According to the State Bank of Pakistan, Pakistan’s IT exports reached $2.23 billion in 1HFY26, marking a 19.5 percent year-on-year increase and the highest-ever six-month performance recorded by the sector.
READ MORE: IT exports hit all-time high of $386m
The momentum culminated in December 2025, when monthly IT exports surged to $437 million, the highest on record, reflecting around 25.6 percent growth.
This performance is not merely a cyclical year-end spike. Rather, it reflects a deeper transformation in Pakistan’s digital economy, driven by regulatory reforms, market diversification, and rising global demand for technology services.
A key inflection point has been the State Bank of Pakistan’s decision to raise the permissible retention limit in exporters specialized foreign currency accounts from 35 percent to 50 percent.
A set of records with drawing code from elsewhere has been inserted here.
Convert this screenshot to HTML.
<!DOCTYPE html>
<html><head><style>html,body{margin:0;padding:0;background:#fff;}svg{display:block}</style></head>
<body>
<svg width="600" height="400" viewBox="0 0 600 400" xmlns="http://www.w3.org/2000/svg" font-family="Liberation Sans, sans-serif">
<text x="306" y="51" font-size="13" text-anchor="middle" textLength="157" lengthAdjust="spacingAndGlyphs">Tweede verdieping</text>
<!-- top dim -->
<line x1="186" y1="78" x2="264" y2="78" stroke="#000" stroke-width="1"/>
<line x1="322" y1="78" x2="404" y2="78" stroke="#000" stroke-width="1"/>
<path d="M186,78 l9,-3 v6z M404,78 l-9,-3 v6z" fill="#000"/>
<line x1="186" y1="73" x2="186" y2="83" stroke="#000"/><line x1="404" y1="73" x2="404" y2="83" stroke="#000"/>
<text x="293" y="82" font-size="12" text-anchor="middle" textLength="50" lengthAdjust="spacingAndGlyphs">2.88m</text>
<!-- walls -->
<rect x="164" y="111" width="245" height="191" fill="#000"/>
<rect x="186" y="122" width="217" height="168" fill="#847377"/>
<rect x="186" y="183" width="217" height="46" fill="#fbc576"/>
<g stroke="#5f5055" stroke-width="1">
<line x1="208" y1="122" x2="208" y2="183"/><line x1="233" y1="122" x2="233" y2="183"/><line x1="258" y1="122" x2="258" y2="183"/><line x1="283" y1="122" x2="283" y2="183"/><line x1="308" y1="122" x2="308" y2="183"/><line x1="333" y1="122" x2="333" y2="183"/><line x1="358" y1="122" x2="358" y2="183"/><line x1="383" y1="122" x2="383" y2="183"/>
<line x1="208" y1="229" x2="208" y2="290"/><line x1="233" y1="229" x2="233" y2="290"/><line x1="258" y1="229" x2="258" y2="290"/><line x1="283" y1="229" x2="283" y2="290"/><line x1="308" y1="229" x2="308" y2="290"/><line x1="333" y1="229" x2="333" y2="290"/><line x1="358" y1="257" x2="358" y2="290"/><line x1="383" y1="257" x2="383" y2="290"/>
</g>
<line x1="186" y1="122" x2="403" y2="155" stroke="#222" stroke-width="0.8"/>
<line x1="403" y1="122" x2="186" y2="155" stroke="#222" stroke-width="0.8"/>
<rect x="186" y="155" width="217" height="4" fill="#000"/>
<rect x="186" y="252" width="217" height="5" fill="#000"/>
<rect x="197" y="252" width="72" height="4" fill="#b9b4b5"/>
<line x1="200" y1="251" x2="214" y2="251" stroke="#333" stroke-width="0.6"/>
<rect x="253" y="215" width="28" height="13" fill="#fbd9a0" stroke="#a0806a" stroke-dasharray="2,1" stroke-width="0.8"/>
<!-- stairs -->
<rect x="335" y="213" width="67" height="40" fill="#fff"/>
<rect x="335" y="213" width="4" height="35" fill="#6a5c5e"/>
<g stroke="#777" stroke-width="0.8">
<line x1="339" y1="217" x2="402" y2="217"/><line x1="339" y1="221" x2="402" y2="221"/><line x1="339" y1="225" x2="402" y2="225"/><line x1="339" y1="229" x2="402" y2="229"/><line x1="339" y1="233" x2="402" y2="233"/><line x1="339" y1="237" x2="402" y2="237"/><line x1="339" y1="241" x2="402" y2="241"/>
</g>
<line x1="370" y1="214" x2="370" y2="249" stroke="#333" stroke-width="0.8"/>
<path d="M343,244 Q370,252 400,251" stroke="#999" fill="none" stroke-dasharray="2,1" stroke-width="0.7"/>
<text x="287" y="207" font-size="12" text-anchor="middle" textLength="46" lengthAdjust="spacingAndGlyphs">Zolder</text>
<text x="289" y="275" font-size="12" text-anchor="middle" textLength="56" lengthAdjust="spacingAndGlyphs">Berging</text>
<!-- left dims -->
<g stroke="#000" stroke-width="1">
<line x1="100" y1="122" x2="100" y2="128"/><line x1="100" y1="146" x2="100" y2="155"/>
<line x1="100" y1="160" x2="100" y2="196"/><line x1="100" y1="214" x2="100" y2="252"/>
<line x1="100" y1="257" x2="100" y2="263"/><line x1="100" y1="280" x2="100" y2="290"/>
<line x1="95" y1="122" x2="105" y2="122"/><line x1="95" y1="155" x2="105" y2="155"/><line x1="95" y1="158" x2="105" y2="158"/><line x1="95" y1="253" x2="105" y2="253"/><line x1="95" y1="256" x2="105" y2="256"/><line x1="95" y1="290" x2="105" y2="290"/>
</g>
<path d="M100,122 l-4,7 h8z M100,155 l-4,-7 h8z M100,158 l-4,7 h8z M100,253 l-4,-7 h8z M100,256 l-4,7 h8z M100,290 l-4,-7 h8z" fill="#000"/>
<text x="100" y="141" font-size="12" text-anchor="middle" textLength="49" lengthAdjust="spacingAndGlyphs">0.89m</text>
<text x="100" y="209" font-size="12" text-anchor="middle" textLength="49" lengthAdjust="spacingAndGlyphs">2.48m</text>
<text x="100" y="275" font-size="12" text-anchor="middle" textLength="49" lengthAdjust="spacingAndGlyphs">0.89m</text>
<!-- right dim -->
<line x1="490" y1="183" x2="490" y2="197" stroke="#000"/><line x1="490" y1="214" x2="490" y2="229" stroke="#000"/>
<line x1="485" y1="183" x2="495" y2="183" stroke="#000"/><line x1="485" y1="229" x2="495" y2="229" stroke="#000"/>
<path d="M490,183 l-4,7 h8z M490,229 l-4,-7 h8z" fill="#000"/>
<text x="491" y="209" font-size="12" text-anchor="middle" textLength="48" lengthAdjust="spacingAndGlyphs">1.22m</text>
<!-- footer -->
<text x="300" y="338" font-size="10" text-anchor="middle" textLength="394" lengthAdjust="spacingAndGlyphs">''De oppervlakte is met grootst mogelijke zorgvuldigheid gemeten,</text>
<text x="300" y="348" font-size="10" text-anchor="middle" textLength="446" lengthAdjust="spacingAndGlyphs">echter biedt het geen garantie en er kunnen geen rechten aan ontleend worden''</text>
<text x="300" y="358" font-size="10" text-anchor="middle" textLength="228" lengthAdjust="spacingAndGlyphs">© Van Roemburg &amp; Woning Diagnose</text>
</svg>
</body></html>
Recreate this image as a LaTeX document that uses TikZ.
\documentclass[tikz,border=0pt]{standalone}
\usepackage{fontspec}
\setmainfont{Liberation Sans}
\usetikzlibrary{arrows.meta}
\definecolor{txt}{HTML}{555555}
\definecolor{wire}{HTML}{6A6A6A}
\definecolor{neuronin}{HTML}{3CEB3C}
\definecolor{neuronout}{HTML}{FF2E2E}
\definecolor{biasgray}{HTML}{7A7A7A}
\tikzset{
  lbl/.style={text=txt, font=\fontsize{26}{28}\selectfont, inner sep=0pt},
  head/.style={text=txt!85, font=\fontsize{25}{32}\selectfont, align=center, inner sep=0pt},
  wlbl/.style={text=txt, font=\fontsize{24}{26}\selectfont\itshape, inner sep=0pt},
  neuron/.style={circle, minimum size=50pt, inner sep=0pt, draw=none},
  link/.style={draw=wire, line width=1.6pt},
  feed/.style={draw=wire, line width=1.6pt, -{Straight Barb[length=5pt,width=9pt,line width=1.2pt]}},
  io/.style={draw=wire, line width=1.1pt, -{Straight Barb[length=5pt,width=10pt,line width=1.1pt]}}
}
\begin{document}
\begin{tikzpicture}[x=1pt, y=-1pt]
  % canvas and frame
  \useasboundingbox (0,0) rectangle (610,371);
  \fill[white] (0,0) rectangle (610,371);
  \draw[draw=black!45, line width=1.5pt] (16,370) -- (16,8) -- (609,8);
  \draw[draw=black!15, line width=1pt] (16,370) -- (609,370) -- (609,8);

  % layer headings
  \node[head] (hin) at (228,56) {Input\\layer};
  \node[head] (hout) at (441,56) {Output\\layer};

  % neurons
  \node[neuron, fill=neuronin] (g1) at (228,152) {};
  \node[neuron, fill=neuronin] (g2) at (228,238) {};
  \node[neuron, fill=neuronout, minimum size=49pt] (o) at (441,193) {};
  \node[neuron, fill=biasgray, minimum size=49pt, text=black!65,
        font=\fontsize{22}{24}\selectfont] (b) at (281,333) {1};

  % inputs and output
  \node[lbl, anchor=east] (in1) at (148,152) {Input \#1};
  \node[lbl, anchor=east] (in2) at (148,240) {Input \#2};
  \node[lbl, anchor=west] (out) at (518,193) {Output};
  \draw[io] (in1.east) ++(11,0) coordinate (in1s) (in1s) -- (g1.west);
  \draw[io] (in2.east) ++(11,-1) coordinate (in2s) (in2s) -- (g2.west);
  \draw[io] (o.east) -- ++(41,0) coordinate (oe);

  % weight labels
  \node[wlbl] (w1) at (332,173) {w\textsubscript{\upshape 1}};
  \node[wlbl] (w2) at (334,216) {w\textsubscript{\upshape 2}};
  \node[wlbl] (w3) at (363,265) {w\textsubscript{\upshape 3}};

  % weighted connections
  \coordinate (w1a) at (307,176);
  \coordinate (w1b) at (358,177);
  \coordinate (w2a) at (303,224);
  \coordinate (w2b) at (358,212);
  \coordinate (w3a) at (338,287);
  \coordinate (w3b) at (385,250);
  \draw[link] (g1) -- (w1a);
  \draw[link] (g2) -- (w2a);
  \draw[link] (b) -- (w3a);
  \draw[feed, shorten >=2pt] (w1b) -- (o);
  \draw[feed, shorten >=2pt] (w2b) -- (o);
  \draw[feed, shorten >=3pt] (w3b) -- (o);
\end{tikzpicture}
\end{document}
This policy shift has eased liquidity constraints for IT firms, enabling them to invest in cloud infrastructure, digital tools, marketing, and overseas expansion without undermining repatriation incentives.
The introduction of the Equity Investment Abroad (EIA) facility has further strengthened confidence, allowing exporters to invest abroad using export proceeds and establish regional offices. Together, these reforms have addressed a long-standing structural constraint: the trade-off between global expansion and domestic repatriation.
Beyond monetary and regulatory reforms, consistent government incentives, and participation in international technology exhibitions—such as GITEX, LEAP, Singapore FinTech Festival, etc.—have improved the global visibility of Pakistani IT firms and facilitated client acquisition in new markets.
Another important trend is the gradual diversification of Pakistan’s IT export markets, particularly toward the GCC region. This shift reduces dependence on traditional markets and enhances resilience against demand fluctuations in a few geographies.
At the same time, Pakistani IT firms are increasingly moving up the value chain, expanding into emerging technology domains such as artificial intelligence, machine learning, cybersecurity, e-governance, and game development. This transition from low-value outsourcing to higher-value digital services is critical for sustaining long-term export growth and improving Pakistan’s positioning in the global digital economy – a key lesson for other export sectors too! Freelancers have also emerged as a key pillar of the sector, with the market projecting their contribution to reach a billion dollar by FY26.
Projections for FY26 IT exports range between $4.0–4.5 billion, compared to $3.8 billion in FY25, implying annual growth of around 18–20 percent. The record performance of December 2025 and the milestone achieved in 1HFY26 suggest that Pakistan’s IT sector is no longer merely an emerging industry but an increasingly strategic component of the country’s export ecosystem.